[Task details] Copy the data below exactly, omitting any picture it contains.

[Data]
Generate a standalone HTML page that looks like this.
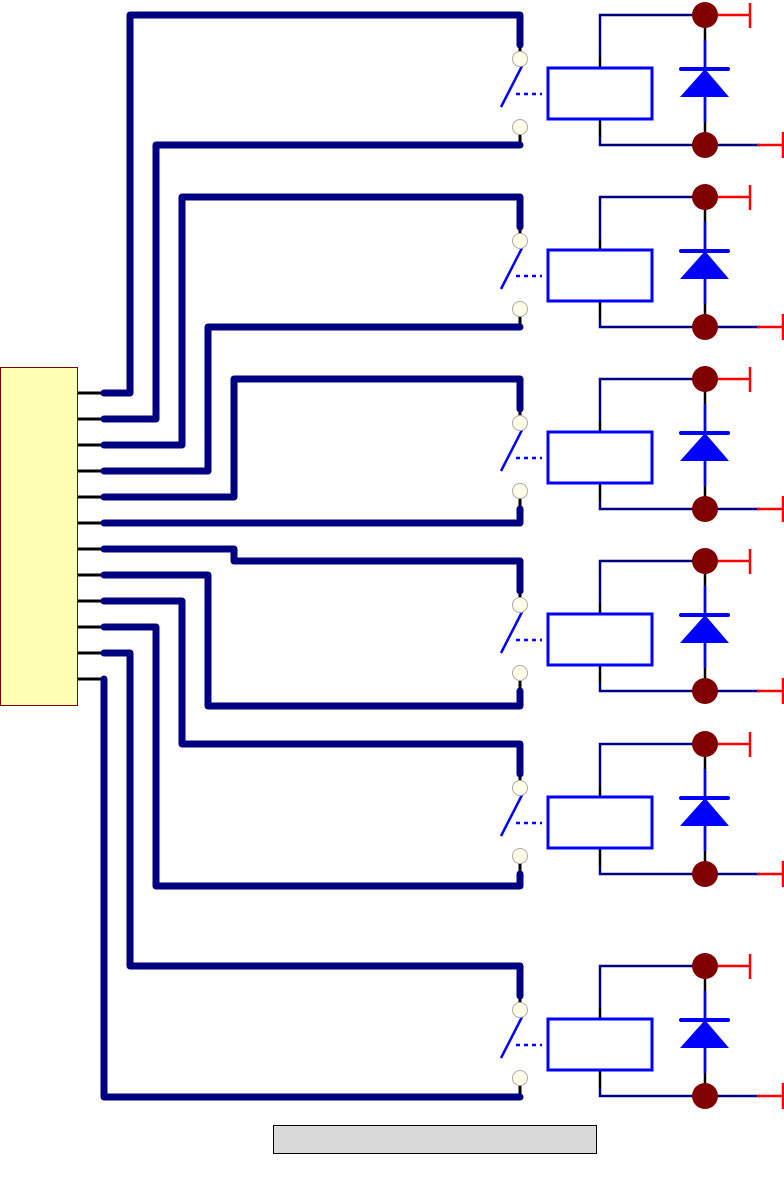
<!DOCTYPE html>
<html><head><style>html,body{margin:0;padding:0;background:#fff;}svg{display:block}</style></head>
<body>
<svg width="784" height="1183" viewBox="0 0 784 1183" xmlns="http://www.w3.org/2000/svg">
<defs>
<g id="r">
  <line x1="520" y1="31" x2="520" y2="44" stroke="#000" stroke-width="3"/>
  <line x1="520" y1="112" x2="520" y2="130" stroke="#000" stroke-width="3"/>
  <line x1="522" y1="51" x2="501" y2="92" stroke="#0000ff" stroke-width="2.5"/>
  <line x1="516" y1="79" x2="542" y2="79" stroke="#0000ff" stroke-width="2.5" stroke-dasharray="4 4"/>
  <circle cx="520" cy="44" r="7.5" fill="#ffffe8" stroke="#aaa" stroke-width="1"/>
  <circle cx="520" cy="112" r="7.5" fill="#ffffe8" stroke="#aaa" stroke-width="1"/>
  <polyline points="600,42 600,0 705,0" fill="none" stroke="#000080" stroke-width="2.5"/>
  <line x1="600" y1="42" x2="600" y2="53" stroke="#000" stroke-width="2.5"/>
  <line x1="600" y1="104" x2="600" y2="122" stroke="#000" stroke-width="2.5"/>
  <polyline points="600,122 600,130 760,130" fill="none" stroke="#000080" stroke-width="2.5"/>
  <rect x="548" y="53" width="104" height="51" fill="#fff" stroke="#0000ff" stroke-width="3"/>
  <line x1="705" y1="0" x2="750" y2="0" stroke="#ff0000" stroke-width="2.5"/>
  <line x1="750" y1="-12" x2="750" y2="13" stroke="#ff0000" stroke-width="2.5"/>
  <line x1="757" y1="130" x2="784" y2="130" stroke="#ff0000" stroke-width="2.5"/>
  <line x1="783" y1="117" x2="783" y2="143" stroke="#ff0000" stroke-width="2.5"/>
  <line x1="705" y1="0" x2="705" y2="130" stroke="#000" stroke-width="2.5"/>
  <line x1="705" y1="25" x2="705" y2="107" stroke="#0000ff" stroke-width="2.5"/>
  <line x1="681" y1="54" x2="728" y2="54" stroke="#0000ff" stroke-width="4" stroke-linecap="round"/>
  <polygon points="705,54 680,82 729,82" fill="#0000ff"/>
  <circle cx="705" cy="0" r="13" fill="#800000"/>
  <circle cx="705" cy="130" r="13" fill="#800000"/>
</g>
</defs>
<rect x="0.5" y="367.5" width="77" height="338" fill="#ffffb4" stroke="#800000" stroke-width="1"/>
<g stroke="#000" stroke-width="3">
  <line x1="78" y1="393" x2="104" y2="393"/><line x1="78" y1="419" x2="104" y2="419"/>
  <line x1="78" y1="445" x2="104" y2="445"/><line x1="78" y1="471" x2="104" y2="471"/>
  <line x1="78" y1="497" x2="104" y2="497"/><line x1="78" y1="523" x2="104" y2="523"/>
  <line x1="78" y1="549" x2="104" y2="549"/><line x1="78" y1="575" x2="104" y2="575"/>
  <line x1="78" y1="601" x2="104" y2="601"/><line x1="78" y1="627" x2="104" y2="627"/>
  <line x1="78" y1="653" x2="104" y2="653"/><line x1="78" y1="679" x2="104" y2="679"/>
</g>
<use href="#r" transform="translate(0,15)"/>
<use href="#r" transform="translate(0,197)"/>
<use href="#r" transform="translate(0,379)"/>
<use href="#r" transform="translate(0,561)"/>
<use href="#r" transform="translate(0,744)"/>
<use href="#r" transform="translate(0,966)"/>
<g fill="none" stroke="#000080" stroke-width="7" stroke-linecap="round" stroke-linejoin="round">
  <polyline points="104,393 130,393 130,15 520,15 520,45"/>
  <polyline points="104,419 156,419 156,145 520,145"/>
  <polyline points="104,445 182,445 182,197 520,197 520,227"/>
  <polyline points="104,471 208,471 208,327 520,327"/>
  <polyline points="104,497 234,497 234,379 520,379 520,409"/>
  <polyline points="104,523 520,523 520,509"/>
  <polyline points="104,549 234,549 234,561 520,561 520,591"/>
  <polyline points="104,575 208,575 208,706 520,706 520,691"/>
  <polyline points="104,601 182,601 182,744 520,744 520,774"/>
  <polyline points="104,627 156,627 156,886 520,886 520,874"/>
  <polyline points="104,653 130,653 130,966 520,966 520,996"/>
  <polyline points="104,679 104,1097 520,1097"/>
</g>
<rect x="273.5" y="1125.5" width="323" height="28" fill="#d9d9d9" stroke="#000" stroke-width="1"/>
</svg>
</body></html>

[Full output]
Generate a standalone HTML page that looks like this.
<!DOCTYPE html>
<html><head><style>html,body{margin:0;padding:0;background:#fff;}svg{display:block}</style></head>
<body>
<svg width="784" height="1183" viewBox="0 0 784 1183" xmlns="http://www.w3.org/2000/svg">
<defs>
<g id="r">
  <line x1="520" y1="31" x2="520" y2="44" stroke="#000" stroke-width="3"/>
  <line x1="520" y1="112" x2="520" y2="130" stroke="#000" stroke-width="3"/>
  <line x1="522" y1="51" x2="501" y2="92" stroke="#0000ff" stroke-width="2.5"/>
  <line x1="516" y1="79" x2="542" y2="79" stroke="#0000ff" stroke-width="2.5" stroke-dasharray="4 4"/>
  <circle cx="520" cy="44" r="7.5" fill="#ffffe8" stroke="#aaa" stroke-width="1"/>
  <circle cx="520" cy="112" r="7.5" fill="#ffffe8" stroke="#aaa" stroke-width="1"/>
  <polyline points="600,42 600,0 705,0" fill="none" stroke="#000080" stroke-width="2.5"/>
  <line x1="600" y1="42" x2="600" y2="53" stroke="#000" stroke-width="2.5"/>
  <line x1="600" y1="104" x2="600" y2="122" stroke="#000" stroke-width="2.5"/>
  <polyline points="600,122 600,130 760,130" fill="none" stroke="#000080" stroke-width="2.5"/>
  <rect x="548" y="53" width="104" height="51" fill="#fff" stroke="#0000ff" stroke-width="3"/>
  <line x1="705" y1="0" x2="750" y2="0" stroke="#ff0000" stroke-width="2.5"/>
  <line x1="750" y1="-12" x2="750" y2="13" stroke="#ff0000" stroke-width="2.5"/>
  <line x1="757" y1="130" x2="784" y2="130" stroke="#ff0000" stroke-width="2.5"/>
  <line x1="783" y1="117" x2="783" y2="143" stroke="#ff0000" stroke-width="2.5"/>
  <line x1="705" y1="0" x2="705" y2="130" stroke="#000" stroke-width="2.5"/>
  <line x1="705" y1="25" x2="705" y2="107" stroke="#0000ff" stroke-width="2.5"/>
  <line x1="681" y1="54" x2="728" y2="54" stroke="#0000ff" stroke-width="4" stroke-linecap="round"/>
  <polygon points="705,54 680,82 729,82" fill="#0000ff"/>
  <circle cx="705" cy="0" r="13" fill="#800000"/>
  <circle cx="705" cy="130" r="13" fill="#800000"/>
</g>
</defs>
<rect x="0.5" y="367.5" width="77" height="338" fill="#ffffb4" stroke="#800000" stroke-width="1"/>
<g stroke="#000" stroke-width="3">
  <line x1="78" y1="393" x2="104" y2="393"/><line x1="78" y1="419" x2="104" y2="419"/>
  <line x1="78" y1="445" x2="104" y2="445"/><line x1="78" y1="471" x2="104" y2="471"/>
  <line x1="78" y1="497" x2="104" y2="497"/><line x1="78" y1="523" x2="104" y2="523"/>
  <line x1="78" y1="549" x2="104" y2="549"/><line x1="78" y1="575" x2="104" y2="575"/>
  <line x1="78" y1="601" x2="104" y2="601"/><line x1="78" y1="627" x2="104" y2="627"/>
  <line x1="78" y1="653" x2="104" y2="653"/><line x1="78" y1="679" x2="104" y2="679"/>
</g>
<use href="#r" transform="translate(0,15)"/>
<use href="#r" transform="translate(0,197)"/>
<use href="#r" transform="translate(0,379)"/>
<use href="#r" transform="translate(0,561)"/>
<use href="#r" transform="translate(0,744)"/>
<use href="#r" transform="translate(0,966)"/>
<g fill="none" stroke="#000080" stroke-width="7" stroke-linecap="round" stroke-linejoin="round">
  <polyline points="104,393 130,393 130,15 520,15 520,45"/>
  <polyline points="104,419 156,419 156,145 520,145"/>
  <polyline points="104,445 182,445 182,197 520,197 520,227"/>
  <polyline points="104,471 208,471 208,327 520,327"/>
  <polyline points="104,497 234,497 234,379 520,379 520,409"/>
  <polyline points="104,523 520,523 520,509"/>
  <polyline points="104,549 234,549 234,561 520,561 520,591"/>
  <polyline points="104,575 208,575 208,706 520,706 520,691"/>
  <polyline points="104,601 182,601 182,744 520,744 520,774"/>
  <polyline points="104,627 156,627 156,886 520,886 520,874"/>
  <polyline points="104,653 130,653 130,966 520,966 520,996"/>
  <polyline points="104,679 104,1097 520,1097"/>
</g>
<rect x="273.5" y="1125.5" width="323" height="28" fill="#d9d9d9" stroke="#000" stroke-width="1"/>
</svg>
</body></html>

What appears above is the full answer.